**DATASET EXCERPT**

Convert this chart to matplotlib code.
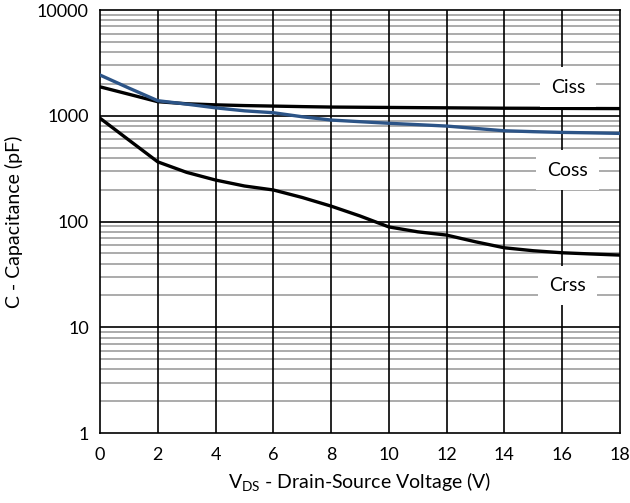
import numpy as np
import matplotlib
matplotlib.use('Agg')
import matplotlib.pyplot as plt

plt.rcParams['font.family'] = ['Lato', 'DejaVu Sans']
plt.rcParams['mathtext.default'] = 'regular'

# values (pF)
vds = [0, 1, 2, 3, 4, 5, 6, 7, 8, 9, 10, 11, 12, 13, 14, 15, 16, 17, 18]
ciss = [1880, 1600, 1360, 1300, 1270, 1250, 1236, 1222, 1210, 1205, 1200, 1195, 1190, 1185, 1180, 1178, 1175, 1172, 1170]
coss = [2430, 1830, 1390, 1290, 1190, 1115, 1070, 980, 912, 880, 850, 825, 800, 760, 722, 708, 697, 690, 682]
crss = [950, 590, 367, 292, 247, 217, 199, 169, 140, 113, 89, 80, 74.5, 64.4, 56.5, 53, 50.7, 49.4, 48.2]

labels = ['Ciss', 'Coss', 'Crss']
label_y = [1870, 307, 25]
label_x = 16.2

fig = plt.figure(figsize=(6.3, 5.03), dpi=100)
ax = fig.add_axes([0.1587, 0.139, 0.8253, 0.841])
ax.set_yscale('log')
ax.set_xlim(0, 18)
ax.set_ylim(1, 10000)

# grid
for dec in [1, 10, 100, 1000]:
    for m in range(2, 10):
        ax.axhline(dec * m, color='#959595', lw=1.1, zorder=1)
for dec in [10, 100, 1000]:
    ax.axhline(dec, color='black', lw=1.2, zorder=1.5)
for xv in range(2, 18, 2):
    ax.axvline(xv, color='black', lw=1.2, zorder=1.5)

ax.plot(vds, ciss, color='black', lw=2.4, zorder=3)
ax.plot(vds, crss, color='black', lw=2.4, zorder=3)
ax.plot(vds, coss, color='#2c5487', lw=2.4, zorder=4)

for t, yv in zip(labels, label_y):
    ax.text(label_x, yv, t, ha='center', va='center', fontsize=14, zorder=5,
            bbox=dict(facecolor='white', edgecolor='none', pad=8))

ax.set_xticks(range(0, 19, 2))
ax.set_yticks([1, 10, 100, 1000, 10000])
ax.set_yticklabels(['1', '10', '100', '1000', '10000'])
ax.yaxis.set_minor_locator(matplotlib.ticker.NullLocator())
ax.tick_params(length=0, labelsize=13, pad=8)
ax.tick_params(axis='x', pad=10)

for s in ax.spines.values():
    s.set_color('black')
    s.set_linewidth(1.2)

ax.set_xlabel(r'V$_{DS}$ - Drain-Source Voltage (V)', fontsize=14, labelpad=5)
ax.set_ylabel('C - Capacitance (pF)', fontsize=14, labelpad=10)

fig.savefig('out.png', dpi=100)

**THE EXERCISE**
Without the pictures, return the listing above from its first line through the line that has "plt.rcParams['mathtext.default'] = 'regular'".

**OUTPUT BELOW**
Convert this chart to matplotlib code.
import numpy as np
import matplotlib
matplotlib.use('Agg')
import matplotlib.pyplot as plt

plt.rcParams['font.family'] = ['Lato', 'DejaVu Sans']
plt.rcParams['mathtext.default'] = 'regular'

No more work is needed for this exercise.